Biogeochemistry of Arsenic and Its Extraction From SoilEPA Grant Number: U915037
Title: Biogeochemistry of Arsenic and Its Extraction From Soil
Investigators: Thomas, John E.
Institution: University of Florida
EPA Project Officer: Hahn, Intaek
Project Period: January 1, 1996 through December 28, 1999
Project Amount: $102,000
RFA: STAR Graduate Fellowships (1996) RFA Text | Recipients Lists
Research Category: Academic Fellowships , Ecological Indicators/Assessment/Restoration , Fellowship - Earth Sciences
The objective of this research project is to explore potential effective means of remediating arsenic-contaminated soil through extraction, mobilization, or volatilization of arsenic.
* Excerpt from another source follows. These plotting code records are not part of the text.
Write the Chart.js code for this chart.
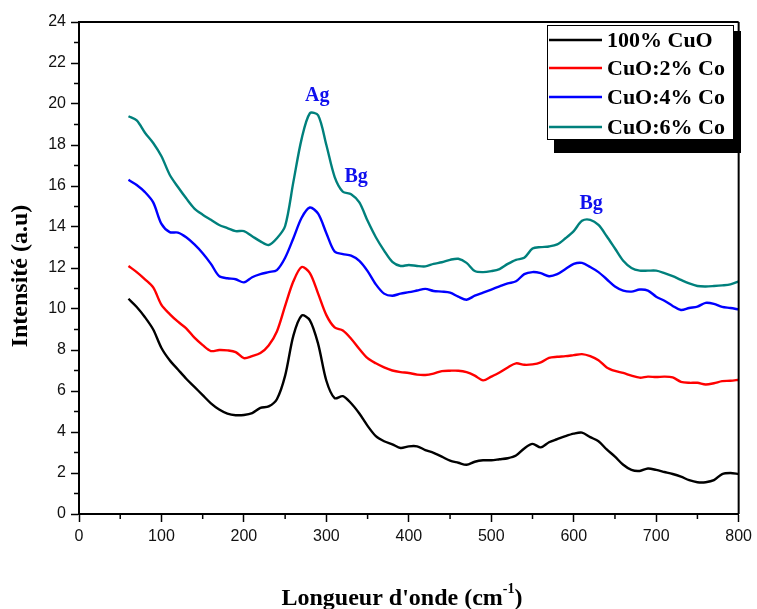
<!DOCTYPE html>
<html>
<head>
<meta charset="utf-8">
<script src="https://cdn.jsdelivr.net/npm/chart.js@4.4.1/dist/chart.umd.min.js"></script>
<style>
  html, body { margin: 0; padding: 0; background: #fff; }
  #raman { display: block; }
</style>
</head>
<body>
<canvas id="raman" width="757" height="609"></canvas>
<script>
// Nombre d'onde (cm-1)
const wavenumbers = [60, 70, 80, 90, 100, 110, 120, 130, 140, 150, 160, 170, 180, 190, 200,
  210, 220, 230, 240, 250, 260, 270, 280, 290, 300, 310, 320, 330, 340, 350,
  360, 370, 380, 390, 400, 410, 420, 430, 440, 450, 460, 470, 480, 490, 500,
  510, 520, 530, 540, 550, 560, 570, 580, 590, 600, 610, 620, 630, 640, 650,
  660, 670, 680, 690, 700, 710, 720, 730, 740, 750, 760, 770, 780, 790, 800];

// Intensités (décalées) des quatre échantillons
const cuoPure = [10.5, 10.1, 9.6, 9.0, 8.1, 7.5, 7.05, 6.6, 6.2, 5.8, 5.4, 5.1, 4.9, 4.82, 4.83,
  4.92, 5.18, 5.25, 5.6, 6.75, 8.7, 9.68, 9.45, 8.3, 6.5, 5.65, 5.75, 5.4, 4.9, 4.3,
  3.8, 3.55, 3.4, 3.22, 3.3, 3.3, 3.12, 2.98, 2.8, 2.6, 2.5, 2.4, 2.55, 2.62, 2.62,
  2.67, 2.72, 2.85, 3.2, 3.42, 3.25, 3.5, 3.65, 3.8, 3.92, 3.97, 3.75, 3.55, 3.15, 2.8,
  2.4, 2.15, 2.1, 2.22, 2.15, 2.05, 1.95, 1.82, 1.65, 1.55, 1.55, 1.65, 1.95, 2.0, 1.95];

const cuoCo2 = [12.1, 11.8, 11.45, 11.05, 10.2, 9.75, 9.38, 9.06, 8.6, 8.24, 7.95, 8.0, 7.98, 7.9, 7.6,
  7.7, 7.85, 8.22, 8.9, 10.15, 11.35, 12.05, 11.75, 10.75, 9.7, 9.1, 8.95, 8.55, 8.05, 7.6,
  7.35, 7.15, 7.0, 6.92, 6.88, 6.8, 6.78, 6.85, 6.97, 6.99, 6.99, 6.92, 6.75, 6.52, 6.7,
  6.9, 7.15, 7.35, 7.28, 7.3, 7.4, 7.62, 7.67, 7.7, 7.75, 7.8, 7.7, 7.5, 7.15, 6.98,
  6.88, 6.75, 6.65, 6.7, 6.68, 6.7, 6.66, 6.45, 6.4, 6.4, 6.32, 6.38, 6.48, 6.5, 6.55];

const cuoCo4 = [16.3, 16.05, 15.7, 15.2, 14.15, 13.75, 13.73, 13.5, 13.15, 12.72, 12.2, 11.6, 11.5, 11.45, 11.3,
  11.55, 11.7, 11.8, 11.9, 12.5, 13.45, 14.45, 14.95, 14.65, 13.7, 12.8, 12.68, 12.6, 12.35, 11.85,
  11.2, 10.75, 10.65, 10.75, 10.82, 10.9, 10.98, 10.88, 10.85, 10.8, 10.6, 10.45, 10.65, 10.8, 10.95,
  11.1, 11.25, 11.35, 11.7, 11.8, 11.75, 11.6, 11.7, 11.95, 12.2, 12.25, 12.05, 11.8, 11.45, 11.1,
  10.9, 10.85, 10.95, 10.9, 10.6, 10.4, 10.15, 9.95, 10.05, 10.12, 10.3, 10.25, 10.1, 10.05, 9.98];

const cuoCo6 = [19.4, 19.2, 18.6, 18.1, 17.45, 16.55, 15.95, 15.4, 14.9, 14.6, 14.35, 14.1, 13.95, 13.8, 13.8,
  13.55, 13.3, 13.12, 13.45, 14.05, 16.2, 18.3, 19.55, 19.45, 18.0, 16.45, 15.72, 15.6, 15.2, 14.3,
  13.5, 12.85, 12.3, 12.1, 12.15, 12.1, 12.08, 12.2, 12.28, 12.4, 12.45, 12.25, 11.85, 11.8, 11.85,
  11.95, 12.2, 12.4, 12.5, 12.95, 13.02, 13.05, 13.15, 13.45, 13.8, 14.3, 14.35, 14.1, 13.55, 12.95,
  12.35, 12.0, 11.87, 11.87, 11.87, 11.75, 11.6, 11.42, 11.25, 11.12, 11.1, 11.12, 11.15, 11.2, 11.35];

const sampleNames = ['100% CuO', 'CuO:2% Co', 'CuO:4% Co', 'CuO:6% Co'];
const sampleColors = ['#000000', '#ff0000', '#0000ff', '#00807c'];

// Modes Raman annotés : libellé, nombre d'onde, intensité
const modeNames = ['Ag', 'Bg', 'Bg'];
const modeX = [289, 336, 621];
const modeY = [20.4, 16.45, 15.15];

const serif = '"Liberation Serif", "Times New Roman", serif';
const sans = '"Liberation Sans", Arial, sans-serif';

const series = [cuoPure, cuoCo2, cuoCo4, cuoCo6];
const datasets = series.map((vals, i) => ({
  label: sampleNames[i],
  data: vals.map((v, k) => ({ x: wavenumbers[k], y: v })),
  borderColor: sampleColors[i],
  borderWidth: 2.4,
  pointRadius: 0,
  tension: 0.3,
  fill: false
}));

function line(ctx, x1, y1, x2, y2) {
  ctx.beginPath();
  ctx.moveTo(x1, y1);
  ctx.lineTo(x2, y2);
  ctx.stroke();
}

const decor = {
  id: 'decor',
  afterDraw(chart) {
    const { ctx, chartArea: a, scales: { x, y } } = chart;
    ctx.save();

    // cadre haut et droit
    ctx.strokeStyle = '#000';
    ctx.lineWidth = 2;
    line(ctx, a.left, a.top, a.right, a.top);
    line(ctx, a.right, a.top, a.right, a.bottom);

    // graduations secondaires
    ctx.lineWidth = 1.5;
    for (let v = 1; v < 24; v += 2) {
      const py = y.getPixelForValue(v);
      line(ctx, a.left - 5, py, a.left, py);
    }
    for (let v = 50; v < 800; v += 100) {
      const px = x.getPixelForValue(v);
      line(ctx, px, a.bottom, px, a.bottom + 5);
    }

    // modes Ag / Bg
    ctx.fillStyle = '#1010ee';
    ctx.font = 'bold 20px ' + serif;
    ctx.textAlign = 'center';
    ctx.textBaseline = 'middle';
    modeNames.forEach((m, i) => {
      ctx.fillText(m, x.getPixelForValue(modeX[i]), y.getPixelForValue(modeY[i]));
    });

    // légende avec ombre
    const lx = 547, ly = 25, lw = 186, lh = 114;
    ctx.fillStyle = '#000';
    ctx.fillRect(lx + 7, ly + 6, lw + 1, lh + 8);
    ctx.fillStyle = '#fff';
    ctx.fillRect(lx, ly, lw, lh);
    ctx.strokeStyle = '#000';
    ctx.lineWidth = 1;
    ctx.strokeRect(lx + 0.5, ly + 0.5, lw, lh);
    ctx.font = 'bold 22px ' + serif;
    ctx.textAlign = 'left';
    ctx.textBaseline = 'middle';
    const rows = [40, 68, 97, 127];
    sampleNames.forEach((name, i) => {
      ctx.strokeStyle = sampleColors[i];
      ctx.lineWidth = 2.5;
      line(ctx, lx + 2, rows[i], lx + 55, rows[i]);
      ctx.fillStyle = '#000';
      ctx.fillText(name, lx + 60, rows[i] + 1);
    });

    // titre de l'axe X avec exposant
    ctx.fillStyle = '#000';
    ctx.textBaseline = 'alphabetic';
    const main = "Longueur d'onde (cm";
    ctx.font = 'bold 24px ' + serif;
    const w1 = ctx.measureText(main).width;
    ctx.font = 'bold 14px ' + serif;
    const w2 = ctx.measureText('-1').width;
    ctx.font = 'bold 24px ' + serif;
    const w3 = ctx.measureText(')').width;
    let tx = 402 - (w1 + w2 + w3) / 2;
    const base = 605;
    ctx.fillText(main, tx, base);
    tx += w1;
    ctx.font = 'bold 14px ' + serif;
    ctx.fillText('-1', tx, base - 12);
    tx += w2;
    ctx.font = 'bold 24px ' + serif;
    ctx.fillText(')', tx, base);

    // titre de l'axe Y
    ctx.translate(21, 276);
    ctx.rotate(-Math.PI / 2);
    ctx.textAlign = 'center';
    ctx.textBaseline = 'middle';
    ctx.font = 'bold 24px ' + serif;
    ctx.fillText('Intensité (a.u)', 0, 0);
    ctx.restore();
  }
};

new Chart(document.getElementById('raman'), {
  type: 'line',
  data: { datasets: datasets },
  options: {
    responsive: false,
    animation: false,
    layout: { padding: { top: 22, right: 17, left: 0, bottom: 0 } },
    plugins: {
      legend: { display: false },
      tooltip: { enabled: false }
    },
    scales: {
      x: {
        type: 'linear',
        min: 0,
        max: 800,
        afterFit: s => { s.height = 95; },
        ticks: {
          stepSize: 100,
          autoSkip: false,
          maxRotation: 0,
          padding: 5,
          color: '#111',
          font: { family: sans, size: 16 }
        },
        grid: { drawOnChartArea: false, tickLength: 8, tickWidth: 1.5, tickColor: '#000' },
        border: { color: '#000', width: 2 }
      },
      y: {
        min: 0,
        max: 24,
        afterFit: s => { s.width = 79; },
        ticks: {
          stepSize: 2,
          padding: 5,
          color: '#111',
          font: { family: sans, size: 16 }
        },
        grid: { drawOnChartArea: false, tickLength: 8, tickWidth: 1.5, tickColor: '#000' },
        border: { color: '#000', width: 2 }
      }
    }
  },
  plugins: [decor]
});
</script>
</body>
</html>
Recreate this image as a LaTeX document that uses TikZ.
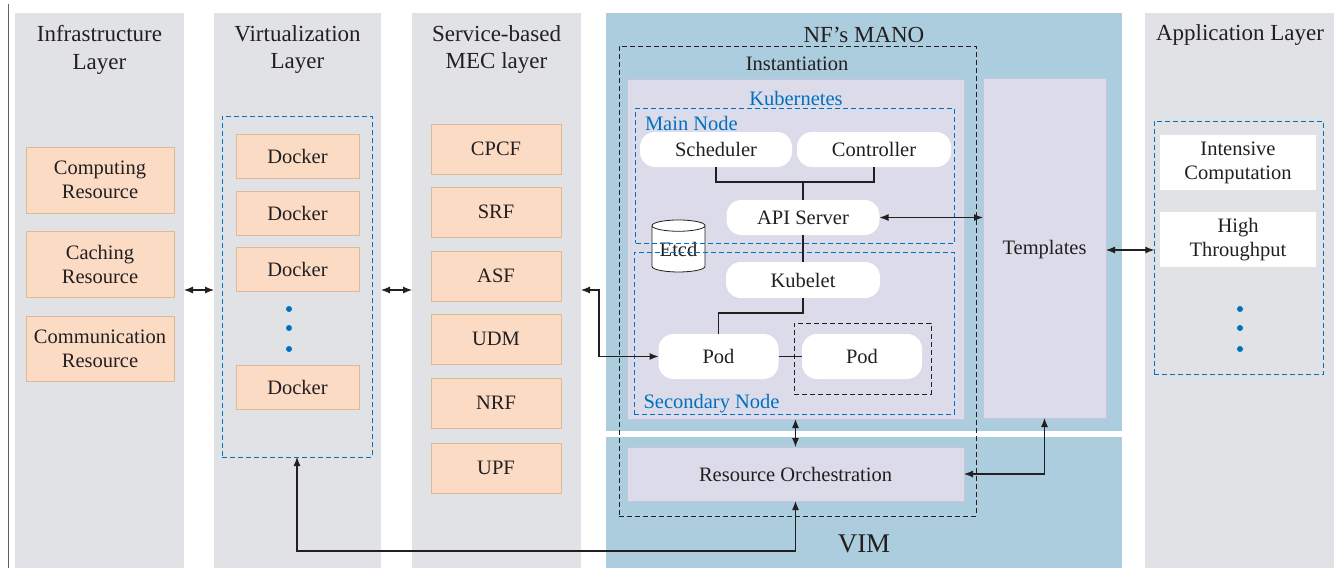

The first area of investigation involves chemical complexation and extraction of the arsenical oxyanions (oxygenated negative ions) by an aqueous solution of sodium dodecylsulfate mixed with a highly positive-charged macrocycle (compound containing a ring consisting of 15 atoms) synthesized from vitamin B1. The ability to extract arsenic coupled with the expected biodegradability of the organic extractants makes this system a strong candidate for classical pump-and-treat remediation or other soil flushing/washing procedures. The second thrust of this study involves the biological volatilization of arsenic. Field studies are conducted to assess volatilization rates off the soil surface using soil gas flux collection boxes. The subsurface flux also is determined using depth probes to collect arsenical gases onto activated charcoal. Laboratory studies are conducted to find arsenic volatilization rates under various oxic (oxygenated) conditions for soil and for mineral culture media inoculated with microorganisms isolated from these contaminated soils. This project consists of six distinct phases: (1) site identification; (2) quantification of the amount and location of arsenic in the soil; (3) evaluation of the chemical extraction procedure of arsenic from the different soil types; (4) testing of the soil for biological volatilization of arsenic; (5) isolation and testing of microorganisms responsible for arsenic volatilization; and (6) determination of the rates of arsenic transformation to volatile compounds by these microorganisms under various oxic conditions.